◆ WRITTEN REQUEST: Print the material below exactly as it stands, please, from its first line to the line holding "(rfb) at (1072,203);", with no pictures.

>>>

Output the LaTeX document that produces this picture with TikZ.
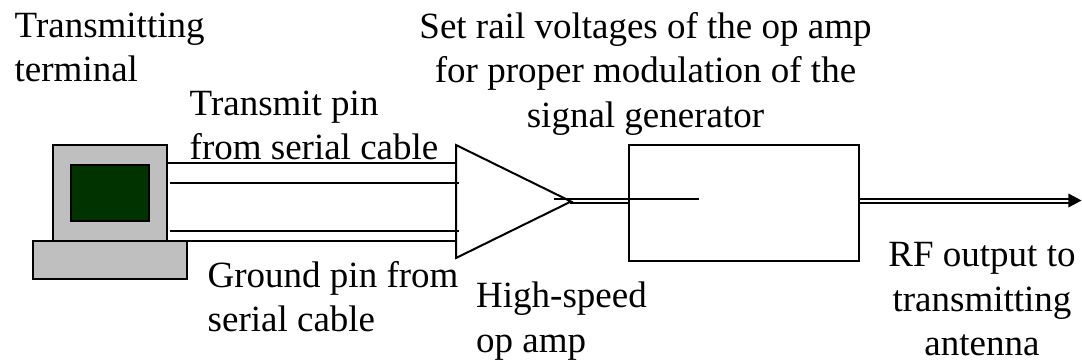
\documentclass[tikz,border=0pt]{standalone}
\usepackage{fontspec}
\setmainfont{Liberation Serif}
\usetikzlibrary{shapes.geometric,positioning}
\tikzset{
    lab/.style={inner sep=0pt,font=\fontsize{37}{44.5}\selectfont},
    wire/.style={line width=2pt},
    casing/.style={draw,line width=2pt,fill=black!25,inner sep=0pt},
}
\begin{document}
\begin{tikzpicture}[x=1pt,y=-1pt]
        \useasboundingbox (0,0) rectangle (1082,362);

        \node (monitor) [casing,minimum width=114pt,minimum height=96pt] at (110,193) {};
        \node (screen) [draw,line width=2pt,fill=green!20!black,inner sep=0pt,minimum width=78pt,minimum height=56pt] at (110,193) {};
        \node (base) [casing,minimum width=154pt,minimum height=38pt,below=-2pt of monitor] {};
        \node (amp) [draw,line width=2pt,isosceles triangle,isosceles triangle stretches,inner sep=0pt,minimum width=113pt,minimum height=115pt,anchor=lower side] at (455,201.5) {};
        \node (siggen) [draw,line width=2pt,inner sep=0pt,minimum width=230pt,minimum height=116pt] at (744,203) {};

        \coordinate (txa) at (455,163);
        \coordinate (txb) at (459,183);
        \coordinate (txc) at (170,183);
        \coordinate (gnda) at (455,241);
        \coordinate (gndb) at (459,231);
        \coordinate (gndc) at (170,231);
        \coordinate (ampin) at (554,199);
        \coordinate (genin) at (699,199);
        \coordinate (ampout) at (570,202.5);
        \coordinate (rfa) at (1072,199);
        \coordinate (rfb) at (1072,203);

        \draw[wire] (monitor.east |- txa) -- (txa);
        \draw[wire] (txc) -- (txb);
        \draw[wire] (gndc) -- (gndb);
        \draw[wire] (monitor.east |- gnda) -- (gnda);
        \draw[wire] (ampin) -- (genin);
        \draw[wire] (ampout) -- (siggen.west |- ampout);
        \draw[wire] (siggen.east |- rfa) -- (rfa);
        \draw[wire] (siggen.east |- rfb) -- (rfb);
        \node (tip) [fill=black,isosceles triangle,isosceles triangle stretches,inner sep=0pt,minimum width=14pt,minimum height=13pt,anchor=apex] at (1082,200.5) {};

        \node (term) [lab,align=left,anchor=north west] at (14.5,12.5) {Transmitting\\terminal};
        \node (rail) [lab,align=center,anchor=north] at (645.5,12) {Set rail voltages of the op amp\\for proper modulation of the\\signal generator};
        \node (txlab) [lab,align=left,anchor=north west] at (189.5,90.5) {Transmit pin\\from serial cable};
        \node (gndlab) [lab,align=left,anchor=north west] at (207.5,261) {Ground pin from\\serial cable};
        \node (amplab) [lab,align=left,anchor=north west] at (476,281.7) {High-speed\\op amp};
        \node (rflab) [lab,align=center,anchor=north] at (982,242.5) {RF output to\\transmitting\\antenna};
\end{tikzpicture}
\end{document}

<<<

◆ OUTPUT FOR THIS EXERCISE:
Output the LaTeX document that produces this picture with TikZ.
\documentclass[tikz,border=0pt]{standalone}
\usepackage{fontspec}
\setmainfont{Liberation Serif}
\usetikzlibrary{shapes.geometric,positioning}
\tikzset{
    lab/.style={inner sep=0pt,font=\fontsize{37}{44.5}\selectfont},
    wire/.style={line width=2pt},
    casing/.style={draw,line width=2pt,fill=black!25,inner sep=0pt},
}
\begin{document}
\begin{tikzpicture}[x=1pt,y=-1pt]
        \useasboundingbox (0,0) rectangle (1082,362);

        \node (monitor) [casing,minimum width=114pt,minimum height=96pt] at (110,193) {};
        \node (screen) [draw,line width=2pt,fill=green!20!black,inner sep=0pt,minimum width=78pt,minimum height=56pt] at (110,193) {};
        \node (base) [casing,minimum width=154pt,minimum height=38pt,below=-2pt of monitor] {};
        \node (amp) [draw,line width=2pt,isosceles triangle,isosceles triangle stretches,inner sep=0pt,minimum width=113pt,minimum height=115pt,anchor=lower side] at (455,201.5) {};
        \node (siggen) [draw,line width=2pt,inner sep=0pt,minimum width=230pt,minimum height=116pt] at (744,203) {};

        \coordinate (txa) at (455,163);
        \coordinate (txb) at (459,183);
        \coordinate (txc) at (170,183);
        \coordinate (gnda) at (455,241);
        \coordinate (gndb) at (459,231);
        \coordinate (gndc) at (170,231);
        \coordinate (ampin) at (554,199);
        \coordinate (genin) at (699,199);
        \coordinate (ampout) at (570,202.5);
        \coordinate (rfa) at (1072,199);
        \coordinate (rfb) at (1072,203);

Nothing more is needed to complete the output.